The bottom line is that courts must decide § 9545(b)(1)(ii) issues by examining the petitioner’s actual knowledge and reasonable diligence—not by presuming knowledge from public reporting, shared surnames, or speculative inferences. Blakeney’s remand signals that juror nondisclosure claims anchored in newly uncovered familial ties will receive fact‑driven scrutiny rather than categorical dismissal. While the Supreme Court did not reach the merits of the juror bias claim, its jurisdictional ruling will shape PCRA practice across Pennsylvania, particularly in cases involving late‑discovered evidence of juror relationships and potential biases.

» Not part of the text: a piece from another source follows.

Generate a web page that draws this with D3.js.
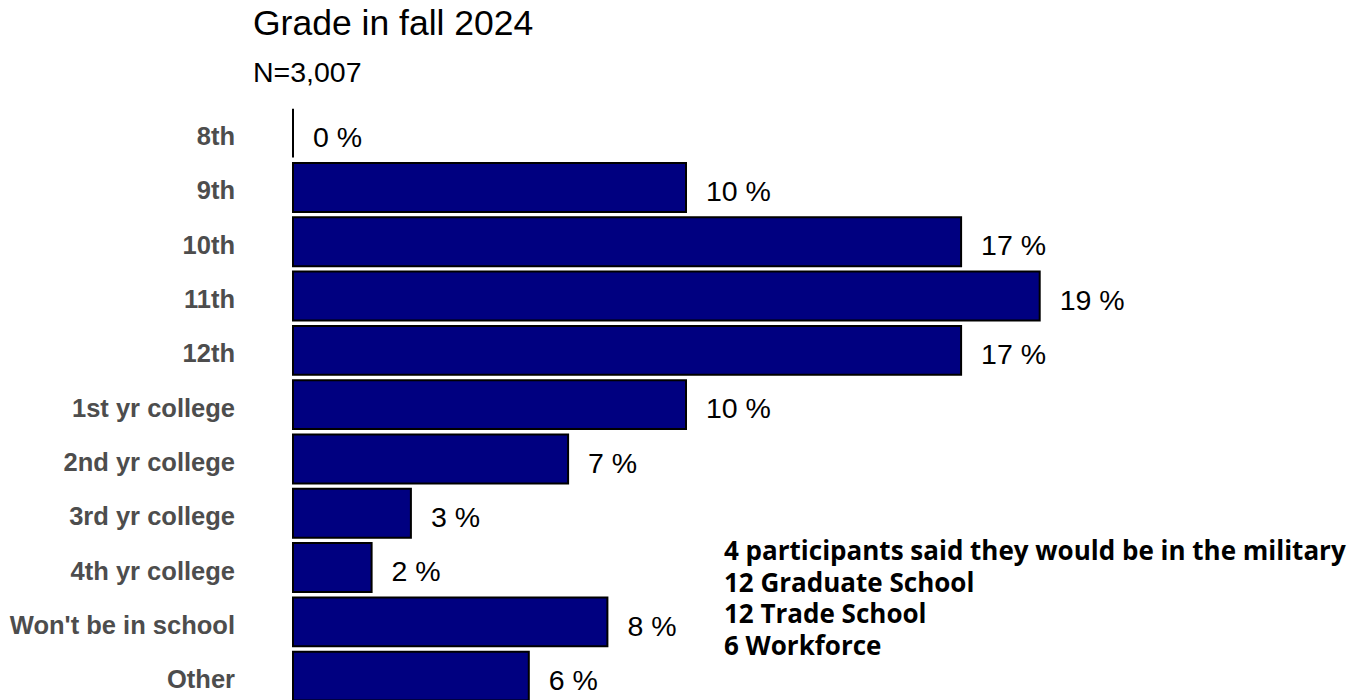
<!DOCTYPE html>
<html>
<head>
<meta charset="utf-8">
<script src="https://cdn.jsdelivr.net/npm/d3@7"></script>
<style>
  html, body { margin: 0; padding: 0; background: #fff; }
  svg { display: block; }
</style>
</head>
<body>
<svg id="chart" width="1372" height="700"></svg>
<script>
// Grade distribution, fall 2024
const categories = ["8th", "9th", "10th", "11th", "12th", "1st yr college", "2nd yr college",
                    "3rd yr college", "4th yr college", "Won't be in school", "Other"];
const percents = [0, 10, 17, 19, 17, 10, 7, 3, 2, 8, 6];
const titleText = "Grade in fall 2024";
const subtitleText = "N=3,007";
const notes = [
  "4 participants said they would be in the military",
  "12 Graduate School",
  "12 Trade School",
  "6 Workforce"
];

const svg = d3.select("#chart");

const x = d3.scaleLinear().domain([0, 20]).range([293, 293 + 20 * 39.3]);
const y = d3.scaleBand()
  .domain(categories)
  .range([106, 703.3])
  .paddingInner(0.1)
  .paddingOuter(0.05);

// Title and sample size
svg.append("text")
  .attr("x", 253).attr("y", 35)
  .attr("font-family", "Liberation Sans, Arial, sans-serif")
  .attr("font-size", 35.5)
  .attr("fill", "#000")
  .text(titleText);

svg.append("text")
  .attr("x", 253).attr("y", 82)
  .attr("font-family", "Liberation Sans, Arial, sans-serif")
  .attr("font-size", 28.5)
  .attr("fill", "#000")
  .text(subtitleText);

// Category axis (labels only)
const yAxis = d3.axisLeft(y).tickSize(0).tickPadding(0);
const gAxis = svg.append("g")
  .attr("transform", "translate(235,0)")
  .call(yAxis);
gAxis.select(".domain").remove();
gAxis.selectAll("text")
  .attr("font-family", "Liberation Sans, Arial, sans-serif")
  .attr("font-size", 25.5)
  .attr("font-weight", "bold")
  .attr("fill", "#4D4D4D")
  .attr("dy", null)
  .attr("dominant-baseline", "central")
  .attr("y", 3);

const rows = categories.map((c, i) => ({ cat: c, v: percents[i] }));

// Bars as closed paths so a zero-length bar still shows its outline
svg.append("g")
  .selectAll("path")
  .data(rows)
  .join("path")
  .attr("d", d => {
    const x0 = x(0), x1 = x(d.v), y0 = y(d.cat), y1 = y0 + y.bandwidth();
    return `M${x0},${y0}V${y1}H${x1}V${y0}Z`;
  })
  .attr("fill", "#000080")
  .attr("stroke", "#000")
  .attr("stroke-width", 2);

// Value labels
svg.append("g")
  .selectAll("text")
  .data(rows)
  .join("text")
  .attr("x", d => x(d.v) + 20)
  .attr("y", d => y(d.cat) + y.bandwidth() / 2 + 13.7)
  .attr("font-family", "Liberation Sans, Arial, sans-serif")
  .attr("font-size", 28.5)
  .attr("fill", "#000")
  .text(d => d.v + " %");

// Side notes
svg.append("g")
  .selectAll("text")
  .data(notes)
  .join("text")
  .attr("x", 724)
  .attr("y", (d, i) => 560 + i * 31.7)
  .attr("font-family", "Open Sans, sans-serif")
  .attr("font-weight", 700)
  .attr("font-size", 26)
  .attr("fill", "#000")
  .text(d => d);
</script>
</body>
</html>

Appendix: Procedural Notes
- Case: Commonwealth v. Blakeney, No. 817 CAP (Pa. Nov. 5, 2025).
- Lower Court: Dauphin County Court of Common Pleas, order entered Aug. 1, 2024 (dismissal without hearing).
- Jurisdiction: Direct appeal to the Pennsylvania Supreme Court in a capital case (42 Pa.C.S. § 9546(d)).
- Standard of Review: De novo (purely legal dismissal; no factual findings).
- Key Authorities: 42 Pa.C.S. § 9545(b)(1), (b)(1)(ii); Commonwealth v. Small, 238 A.3d 1267 (Pa. 2020); Commonwealth v. Cox, 146 A.3d 221 (Pa. 2016); Commonwealth v. Aljoe, 216 A.2d 50 (Pa. 1966).
- Note on Record: The opinion describes the instant filing as a “third” PCRA petition, but later references “five PCRA petitions later.” The discrepancy does not affect the Court’s jurisdictional analysis or disposition.